Before the Legislature gets too bent out of shape debating the merits, or demerits, of raising the state minimum wage beyond the federal level, from $5.15 to $5.40, it should pause long enough to reach some agreement on just what that measly 25 cents is supposed to do.
Is it supposed to guarantee a livable wage for a single-income family of four? Or is it supposed to do that in combination with a variety of public assistance programs and tax breaks? Or is each family to have two minimum wage-earners and access to affordable child care? Or is it just to make entry-level jobs attractive enough so those joining the workforce gain the experience and habits needed to move on to better things?
No one knows because lawmakers, in Augusta or Washington, have never sat down and worked out exactly what the minimum wage is to accomplish. As a result, the minimum wage not only fails to lift anyone out of poverty, it may in fact provide a convenient distraction from other, more important issues.
An alarming portion of Maine’s 23,000 minimum wagers, some 30 percent, are single mothers. Will a lousy $10-a-week raise (before taxes) mean the state can continue to allow far too many fathers to duck their child-support responsibilities? Maine has gotten tougher in that regard, but obviously still not tough enough.
Will a lousy $10 a week raise come at the expense of much-needed benefits, such as health insurance and child care? Will it provide lawmakers with a excuse not to expand the earned income tax credit or the exemption for dependents? Will it provide a cheap way out of dealing substantively with the growing income gap, the increasing plight of the working poor and the continuing economic decline of rural Maine? These and other nagging questions persist because a complex problem requiring a comprehensive solution gets the piecemeal approach instead.
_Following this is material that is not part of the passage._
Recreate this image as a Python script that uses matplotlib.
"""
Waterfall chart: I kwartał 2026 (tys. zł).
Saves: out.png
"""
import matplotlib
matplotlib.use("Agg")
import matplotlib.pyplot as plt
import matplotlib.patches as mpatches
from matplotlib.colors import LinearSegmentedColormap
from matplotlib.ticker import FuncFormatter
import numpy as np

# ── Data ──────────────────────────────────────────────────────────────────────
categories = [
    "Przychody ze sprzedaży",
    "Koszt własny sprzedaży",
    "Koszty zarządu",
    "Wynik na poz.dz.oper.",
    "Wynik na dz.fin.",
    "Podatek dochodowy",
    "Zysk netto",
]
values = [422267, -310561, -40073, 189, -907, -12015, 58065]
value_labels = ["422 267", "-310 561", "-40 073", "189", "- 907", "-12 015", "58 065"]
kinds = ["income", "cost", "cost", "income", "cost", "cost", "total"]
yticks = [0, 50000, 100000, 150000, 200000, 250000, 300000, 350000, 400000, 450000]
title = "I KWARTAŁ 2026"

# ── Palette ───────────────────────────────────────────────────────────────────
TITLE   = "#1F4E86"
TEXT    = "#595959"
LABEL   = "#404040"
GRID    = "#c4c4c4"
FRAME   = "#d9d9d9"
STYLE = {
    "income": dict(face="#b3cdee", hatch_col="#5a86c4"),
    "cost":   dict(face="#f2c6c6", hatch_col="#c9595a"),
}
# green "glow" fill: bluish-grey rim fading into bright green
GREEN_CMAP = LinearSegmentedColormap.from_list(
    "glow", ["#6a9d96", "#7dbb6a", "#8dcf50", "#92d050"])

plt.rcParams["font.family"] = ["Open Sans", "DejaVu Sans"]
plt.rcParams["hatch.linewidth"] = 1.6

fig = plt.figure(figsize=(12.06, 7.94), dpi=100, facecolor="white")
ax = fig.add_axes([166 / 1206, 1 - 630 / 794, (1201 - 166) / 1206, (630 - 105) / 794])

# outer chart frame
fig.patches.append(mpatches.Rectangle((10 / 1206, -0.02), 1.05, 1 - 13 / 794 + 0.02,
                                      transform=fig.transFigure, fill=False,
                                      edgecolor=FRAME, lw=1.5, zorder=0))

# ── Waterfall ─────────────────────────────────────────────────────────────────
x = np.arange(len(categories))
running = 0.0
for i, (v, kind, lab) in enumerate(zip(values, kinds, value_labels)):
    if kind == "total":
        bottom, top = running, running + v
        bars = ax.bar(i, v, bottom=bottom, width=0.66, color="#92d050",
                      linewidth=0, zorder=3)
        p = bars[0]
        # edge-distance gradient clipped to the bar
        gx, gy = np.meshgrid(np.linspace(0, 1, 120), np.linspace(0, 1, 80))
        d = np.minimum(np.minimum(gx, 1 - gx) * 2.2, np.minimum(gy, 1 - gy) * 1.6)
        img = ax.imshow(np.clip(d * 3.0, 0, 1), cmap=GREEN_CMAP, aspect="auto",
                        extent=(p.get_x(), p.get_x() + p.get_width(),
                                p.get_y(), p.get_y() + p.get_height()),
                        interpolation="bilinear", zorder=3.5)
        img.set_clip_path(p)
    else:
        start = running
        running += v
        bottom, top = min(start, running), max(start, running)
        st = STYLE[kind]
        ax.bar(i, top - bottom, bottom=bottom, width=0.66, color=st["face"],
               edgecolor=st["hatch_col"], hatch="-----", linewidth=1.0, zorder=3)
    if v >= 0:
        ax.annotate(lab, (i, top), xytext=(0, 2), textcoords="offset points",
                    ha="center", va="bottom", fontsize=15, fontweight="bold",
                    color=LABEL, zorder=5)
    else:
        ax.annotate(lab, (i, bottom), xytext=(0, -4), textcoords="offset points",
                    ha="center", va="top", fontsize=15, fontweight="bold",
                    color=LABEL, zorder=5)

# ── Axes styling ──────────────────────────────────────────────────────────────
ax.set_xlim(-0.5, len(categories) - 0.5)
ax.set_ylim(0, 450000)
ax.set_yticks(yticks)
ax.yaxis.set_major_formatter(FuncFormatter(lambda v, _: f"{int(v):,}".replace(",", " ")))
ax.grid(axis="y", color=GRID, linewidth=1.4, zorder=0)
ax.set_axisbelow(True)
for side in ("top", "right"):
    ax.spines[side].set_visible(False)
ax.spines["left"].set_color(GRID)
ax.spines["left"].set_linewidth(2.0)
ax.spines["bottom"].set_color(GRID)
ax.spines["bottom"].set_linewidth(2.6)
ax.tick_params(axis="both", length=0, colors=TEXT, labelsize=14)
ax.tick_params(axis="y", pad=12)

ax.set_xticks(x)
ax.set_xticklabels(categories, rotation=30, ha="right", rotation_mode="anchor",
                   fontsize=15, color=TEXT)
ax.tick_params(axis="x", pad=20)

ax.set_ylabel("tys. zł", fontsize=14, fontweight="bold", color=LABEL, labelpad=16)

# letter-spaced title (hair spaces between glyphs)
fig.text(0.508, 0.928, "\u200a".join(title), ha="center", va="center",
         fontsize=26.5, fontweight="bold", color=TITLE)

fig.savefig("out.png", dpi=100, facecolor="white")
This is what is known about the minimum wage: Its buying power has dropped substantially from a peak in 1968, from $6.50 (in 1995 dollars) to about $5 today. Whatever good the minimum wage was doing 30 years ago, it’s doing much less of it now.
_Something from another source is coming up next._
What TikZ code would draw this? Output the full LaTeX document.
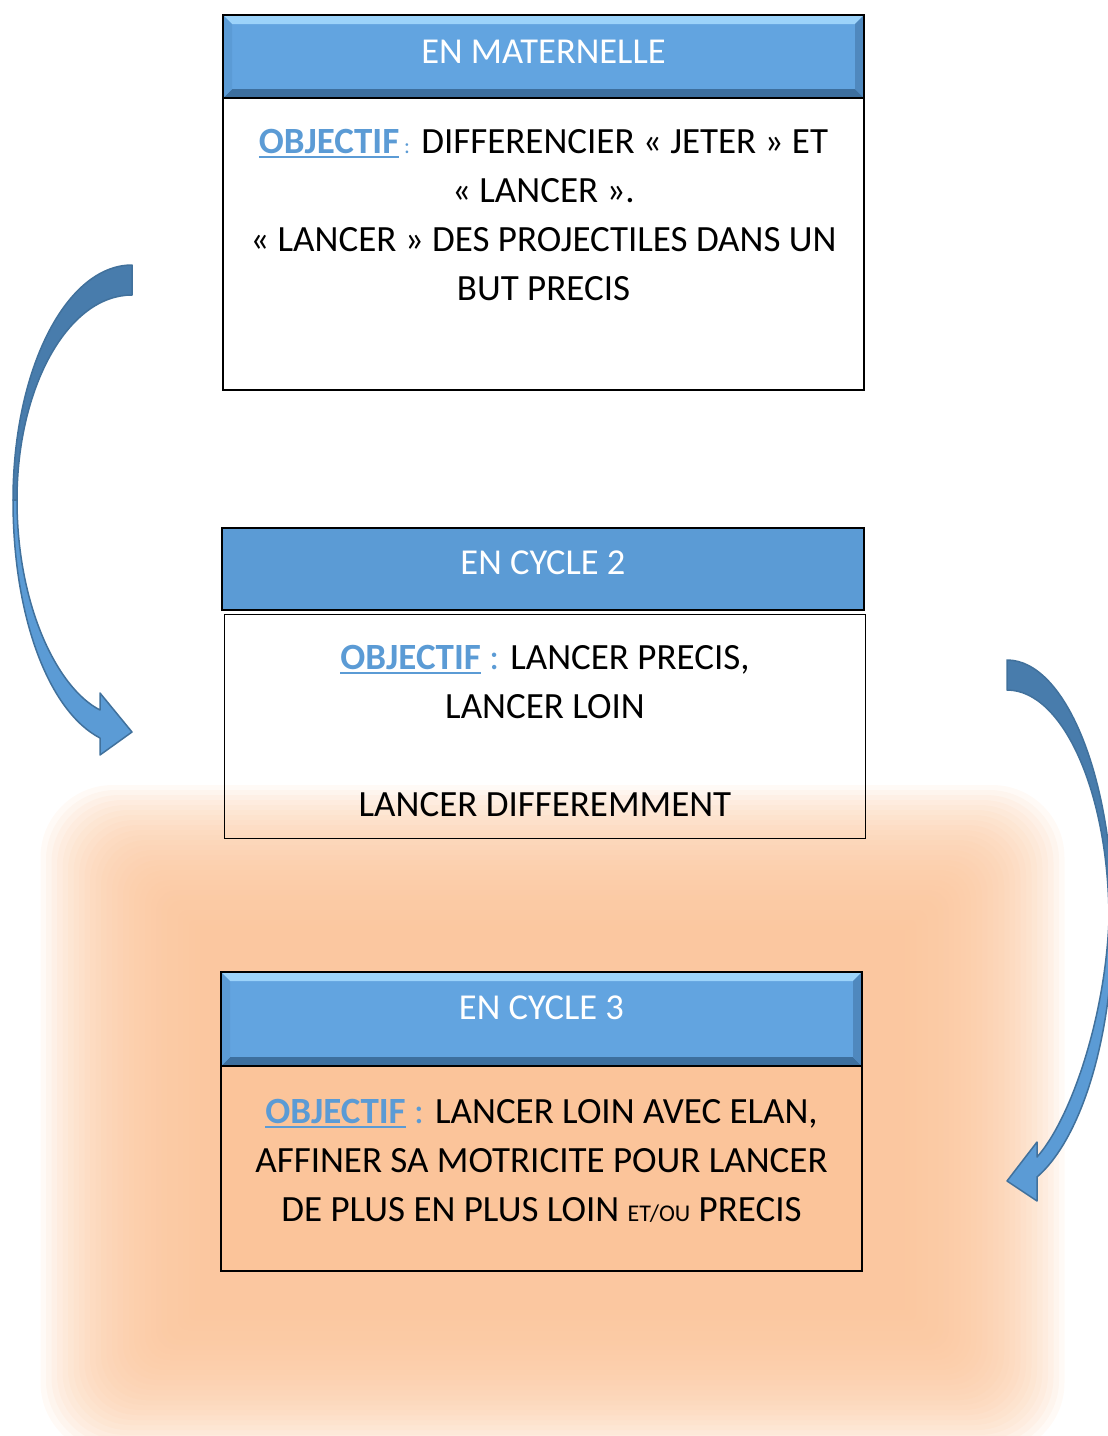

And this is what can be reasonably assumed about the contemplated increase: It will not materially improve the lot of Maine’s working poor; it will not drive any Maine businesses worth keeping across the border to New Hampshire; and it will not prevent any new businesses worth attracting from locating here.
Raising the minimum wage by a quarter will do no real harm and $10 a week is $10 that single working mom didn’t have before. If the Legislature wants to forge ahead and approve this two-bit proposal, so be it. Just so it doesn’t mistake this for doing anything that really helps.